Saturday, May 1

What is marriage?

I just finished reading Committed: A Skeptic Makes Peace With Marriage by Elizabeth Gilbert.  I will not attempt to summarize everything she write about in the book, but the basic idea is that she researches and writes about marriage in order to come to terms with having to get married so that the man she is in love with can live in the United States with her.  Both she and this man have been married and divorced and they did not  plan on getting married until he was arrested for overstaying his visa in the United States.

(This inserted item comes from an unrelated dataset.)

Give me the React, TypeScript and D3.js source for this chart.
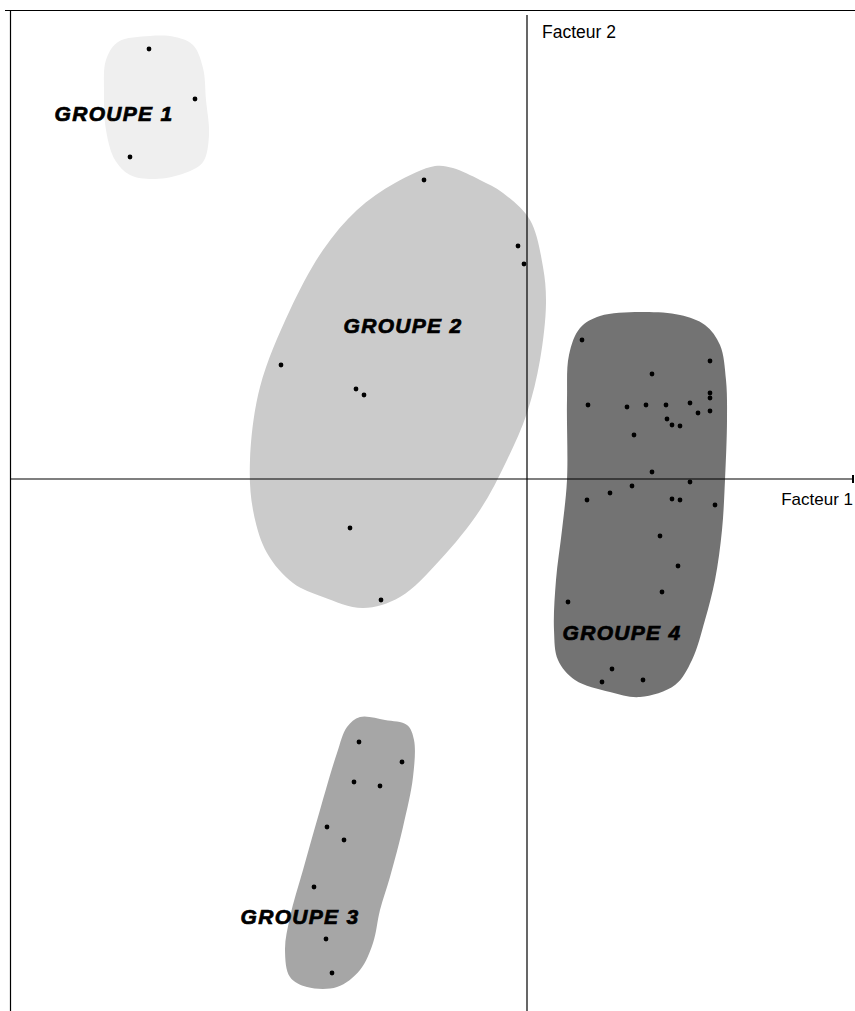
import { useEffect, useRef } from 'react';
import * as d3 from 'd3';

// factor scores (Facteur 1, Facteur 2)
const groupNames = ['GROUPE 1', 'GROUPE 2', 'GROUPE 3', 'GROUPE 4'];
const groupColors = ['#efefef', '#cbcbcb', '#a6a6a6', '#737373'];

const points1: [number, number][] = [
  [-3.78, 4.30], [-3.32, 3.80], [-3.97, 3.22],
];
const points2: [number, number][] = [
  [-1.03, 2.99], [-0.09, 2.33], [-0.03, 2.15], [-2.46, 1.14],
  [-1.71, 0.90], [-1.63, 0.84], [-1.77, -0.49], [-1.46, -1.21],
];
const points3: [number, number][] = [
  [-1.68, -2.63], [-1.25, -2.83], [-1.73, -3.03], [-1.47, -3.07], [-2.00, -3.48],
  [-1.83, -3.61], [-2.13, -4.08], [-2.01, -4.60], [-1.95, -4.94],
];
const points4: [number, number][] = [
  [0.55, 1.39], [1.83, 1.18], [1.25, 1.05], [0.61, 0.74], [1.00, 0.72], [1.19, 0.74],
  [1.39, 0.74], [1.63, 0.76], [1.83, 0.86], [1.83, 0.81], [1.83, 0.68], [1.71, 0.66],
  [1.40, 0.60], [1.45, 0.54], [1.53, 0.53], [1.07, 0.44], [1.25, 0.07], [1.63, -0.03],
  [1.05, -0.07], [0.83, -0.14], [0.60, -0.21], [1.45, -0.20], [1.53, -0.21], [1.88, -0.26],
  [1.33, -0.57], [1.51, -0.87], [1.35, -1.13], [0.41, -1.23], [0.85, -1.90], [0.75, -2.03],
  [1.16, -2.01],
];

// outlines of the group envelopes
const hull1: [number, number][] = [
  [-3.77, 4.43], [-3.52, 4.42], [-3.34, 4.34], [-3.24, 4.11], [-3.21, 3.79], [-3.18, 3.44],
  [-3.24, 3.17], [-3.42, 3.06], [-3.72, 3.00], [-3.97, 3.04], [-4.12, 3.19], [-4.21, 3.49],
  [-4.23, 3.89], [-4.21, 4.19], [-4.09, 4.37],
];
const hull2: [number, number][] = [
  [-0.92, 3.13], [-0.74, 3.11], [-0.47, 2.99], [-0.24, 2.86], [0.03, 2.59], [0.16, 2.12],
  [0.19, 1.76], [0.13, 1.19], [0.00, 0.66], [-0.20, 0.19], [-0.47, -0.31], [-0.87, -0.81],
  [-1.27, -1.18], [-1.64, -1.29], [-2.04, -1.18], [-2.34, -1.04], [-2.60, -0.74], [-2.74, -0.31],
  [-2.77, 0.19], [-2.67, 0.92], [-2.37, 1.69], [-2.04, 2.29], [-1.70, 2.69], [-1.32, 2.96],
];
const hull3: [number, number][] = [
  [-1.67, -2.38], [-1.42, -2.41], [-1.20, -2.46], [-1.13, -2.61], [-1.14, -2.98], [-1.24, -3.48],
  [-1.37, -3.98], [-1.47, -4.31], [-1.54, -4.64], [-1.67, -4.91], [-1.90, -5.08], [-2.20, -5.08],
  [-2.37, -4.98], [-2.42, -4.71], [-2.37, -4.38], [-2.24, -3.91], [-2.07, -3.31], [-1.90, -2.74],
  [-1.80, -2.48],
];
const hull4: [number, number][] = [
  [0.73, 1.63], [1.13, 1.67], [1.53, 1.64], [1.78, 1.54], [1.93, 1.34], [1.99, 0.99],
  [2.00, 0.59], [1.98, -0.01], [1.95, -0.51], [1.88, -1.01], [1.78, -1.41], [1.65, -1.81],
  [1.48, -2.06], [1.13, -2.18], [0.83, -2.13], [0.48, -2.01], [0.31, -1.81], [0.27, -1.51],
  [0.29, -1.01], [0.35, -0.51], [0.40, -0.01], [0.40, 0.79], [0.42, 1.24], [0.53, 1.51],
];

const labelPos: [number, number][] = [
  [-4.13, 3.58], [-1.24, 1.46], [-2.27, -4.45], [0.95, -1.61],
];

const xDomain = [-5.17, 3.26];
const yDomain = [-5.32, 4.69];

export default function App() {
  const svgRef = useRef<SVGSVGElement>(null);

  useEffect(() => {
    const svg = d3.select(svgRef.current);
    svg.selectAll('*').remove();

    const width = 855;
    const height = 1011;

    const x = d3.scaleLinear().domain(xDomain).range([10, 853]);
    const y = d3.scaleLinear().domain(yDomain).range([height, 10]);

    const hulls = [hull1, hull2, hull3, hull4];
    const pts = [points1, points2, points3, points4];

    const line = d3.line<[number, number]>()
      .x(d => x(d[0]))
      .y(d => y(d[1]))
      .curve(d3.curveCatmullRomClosed.alpha(0.5));

    svg.append('rect')
      .attr('width', width)
      .attr('height', height)
      .attr('fill', '#fff');

    svg.append('g')
      .selectAll('path')
      .data(hulls)
      .join('path')
      .attr('d', d => line(d))
      .attr('fill', (d, i) => groupColors[i]);

    // frame + axes
    const axes = svg.append('g').attr('stroke', '#000').attr('stroke-width', 1.2);
    axes.append('line')
      .attr('x1', 5).attr('x2', width).attr('y1', 10.5).attr('y2', 10.5);
    axes.append('line')
      .attr('x1', 10.5).attr('x2', 10.5).attr('y1', 10).attr('y2', height);
    axes.append('line')
      .attr('x1', x(0)).attr('x2', x(0)).attr('y1', 15).attr('y2', height);
    axes.append('line')
      .attr('x1', x(xDomain[0])).attr('x2', x(xDomain[1])).attr('y1', y(0)).attr('y2', y(0));
    axes.append('line')
      .attr('x1', x(xDomain[1])).attr('x2', x(xDomain[1]))
      .attr('y1', y(0) - 4).attr('y2', y(0) + 4)
      .attr('stroke-width', 2);

    svg.append('text')
      .attr('x', x(0) + 15)
      .attr('y', 38)
      .attr('font-family', 'Liberation Sans, Arial, sans-serif')
      .attr('font-size', 17.5)
      .text('Facteur 2');

    svg.append('text')
      .attr('x', x(xDomain[1]))
      .attr('y', y(0) + 26)
      .attr('text-anchor', 'end')
      .attr('font-family', 'Liberation Sans, Arial, sans-serif')
      .attr('font-size', 17)
      .text('Facteur 1');

    pts.forEach(group => {
      svg.append('g')
        .selectAll('circle')
        .data(group)
        .join('circle')
        .attr('cx', d => x(d[0]))
        .attr('cy', d => y(d[1]))
        .attr('r', 2.4)
        .attr('fill', '#000');
    });

    svg.append('g')
      .selectAll('text')
      .data(groupNames)
      .join('text')
      .attr('x', (d, i) => x(labelPos[i][0]))
      .attr('y', (d, i) => y(labelPos[i][1]))
      .attr('text-anchor', 'middle')
      .attr('font-family', 'Liberation Sans, Arial, sans-serif')
      .attr('font-weight', 'bold')
      .attr('font-style', 'italic')
      .attr('font-size', 21)
      .attr('letter-spacing', 1.3)
      .attr('stroke', '#000')
      .attr('stroke-width', 0.7)
      .attr('fill', '#000')
      .text(d => d);
  }, []);

  return (
    <svg
      ref={svgRef}
      width={855}
      height={1011}
      style={{ position: 'absolute', left: 0, top: 0, display: 'block' }}
    ></svg>
  );
}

She brings up many interesting points about marriage, but one of my favorite parts of the book is when she writes about the shared intimacy of marriage.
The poet Jack Gilbert...writes that marriage is what happens "between the memorable."  He said that we often look back on our marriages years later...and all we can recall are "the vacations, and emergencies" - the high points and low points.  The rest of it blends into a blurry sort of daily sameness.  But it is that blurred sameness, the poet argues, that comprises marriage.  Marriage is those two thousand indistinguishable breakfasts, where intimacy turns like a slow wheel.  How do you measure the worth of becoming that familiar to somebody - so utterly well known and so thoroughly ever-present that you become an almost invisible necessity, like air?


After reading that, I looked up the poem that she mentioned.



HIGHLIGHTS AND INTERSTICES

We think of lifetimes as mostly
the exceptional and sorrows.
Marriage we remember as the children,
vacations, and emergencies.
The uncommon parts.
But the best is often
when nothing is happening.
The way a mother picks up the child
almost without noticing
and carries her across Waller Street
while talking with the other woman.
What if she could keep all of that?
Our lives happen between the memorable.
I have lost two thousand habitual
breakfasts with Michiko.
What I miss most about her
is that commonplace
I can no longer remember.

I think the few lines are a beautifully put definition of marriage.